Zaskoczeni w środku sezonu narciarskiego właściciele ośrodków turystycznych i załamani eksporterzy. Szwajcaria również ma duży problem z decyzją swojego Banku Centralnego o uwolnieniu kursu franka.

Rekordy popularności bije komentarz szefa firmy Swatch, produkującej zegarki. Nick Hayek z czarnym  humorem podszedł do decyzji Thomasa Jordana, szefa prezesa szwajcarskiego Banku Centralnego SNB. Jordan to nie tylko nazwisko szefa SNB, ale też nazwa rzeki. I to, co SNB nam zrobiło, to jest jak tsunami na rzece. Tak dla przemysłu eksportowego jak dla turystyki i ostatecznie dla całej Szwajcarii - powiedział Hayek.
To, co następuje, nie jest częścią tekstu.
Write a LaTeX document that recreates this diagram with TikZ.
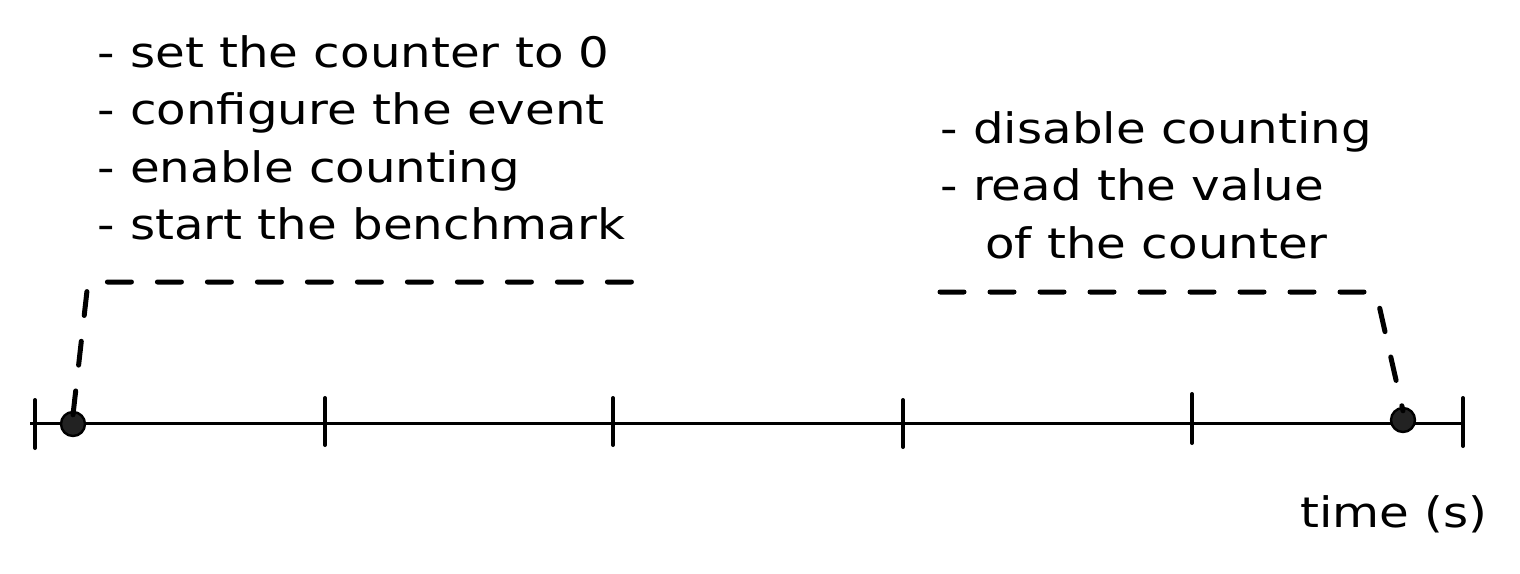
\documentclass[tikz,border=0pt]{standalone}
\usepackage{fontspec}
\newfontfamily\hand[FakeStretch=1.15]{DejaVu Sans}
\definecolor{dotfill}{HTML}{222222}
\begin{document}
\begin{tikzpicture}[x=0.5pt,y=-0.5pt,
  axisline/.style={line width=1.5pt,black},
  tickmark/.style={line width=2pt,black,line cap=round},
  dotnode/.style={circle,fill=dotfill,draw=black,line width=1.2pt,minimum size=12pt,inner sep=0pt},
  dashlink/.style={line width=2.5pt,line cap=round,dash pattern=on 12pt off 13pt,rounded corners=4pt},
  txt/.style={font=\hand\fontsize{21}{25}\selectfont,inner sep=0pt,anchor=base west}]
\useasboundingbox (0,0) rectangle (1520,573);
% axis
\coordinate (axL) at (30,423);
\coordinate (axR) at (1465,423);
\draw[axisline] (axL) -- (axR);
\foreach \x/\t/\b in {35/400/448, 325/398/445, 613/398/445, 903/400/447, 1192/394/443, 1463/398/446}
  \draw[tickmark] (\x,\t) -- (\x,\b);
% dots
\node[dotnode] (d1) at (73,424) {};
\node[dotnode] (d2) at (1403,420) {};
% dashed links
\coordinate (c1) at (88,282);
\coordinate (e1) at (635,282);
\coordinate (c2) at (1376,292);
\coordinate (e2) at (940,292);
\draw[dashlink] ([yshift=-2pt]d1.north) -- (c1) -- (e1);
\draw[dashlink] (e2) -- (c2) -- ([yshift=-2pt]d2.north);
% left text
\node[txt] (l1) at (97,67) {- set the counter to 0};
\node[txt] (l2) at (97,124) {- configure the event};
\node[txt] (l3) at (97,182) {- enable counting};
\node[txt] (l4) at (97,239) {- start the benchmark};
% right text
\node[txt] (r1) at (940,143) {- disable counting};
\node[txt] (r2) at (940,200) {- read the value};
\node[txt] (r3) at (985,258) {of the counter};
% axis label
\node[txt] (tl) at (1300,527) {time (s)};
\end{tikzpicture}
\end{document}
Wśród pierwszych poszkodowanych jest firma z Frutigen produkująca systemy hydrauliczne. Jej założyciel Hansruedi Wandfluh w piątkowym wydaniu gazety "Blick" stwierdził, że kilka godzin po uwolnieniu kursu franka stracił dwa zagraniczne kontrakty warte ponad 200 tysięcy franków (według wyższego już kursu szwajcarskiej waluty to prawie milion złotych). Wandfluh zastanawia się też czy nie zrezygnować z planowanej na ten rok rozbudowy zakładu, która miała zwiększyć o połowę możliwości produkcyjne firmy.

Nie ma "dutków"

Fatalne nastroje też w Alpach, bo właściciele restauracji, hoteli i całej narciarskiej infrastruktury z miejsca odczuli reakcje klientów, którzy zaczęli wydawać mniej (jeśli już są na stokach) i odwoływać rezerwacje (jeśli wyjazd do Szwajcarii był dopiero w planach). Turyści w tym alpejskim kraju mają dodatkowy problem, bo bankomaty kilku helweckich banków przestały wydawać euro. W sklepach też nie można już często zapłacić europejską walutą, bo przedsiębiorcy nie wiedzą jaki jest aktualny kurs.

Szwajcaria stała się wyjątkowo nieatrakcyjna - mówią przedstawiciele związków pracodawców, dodając, że możliwe jest zwalnianie pracowników.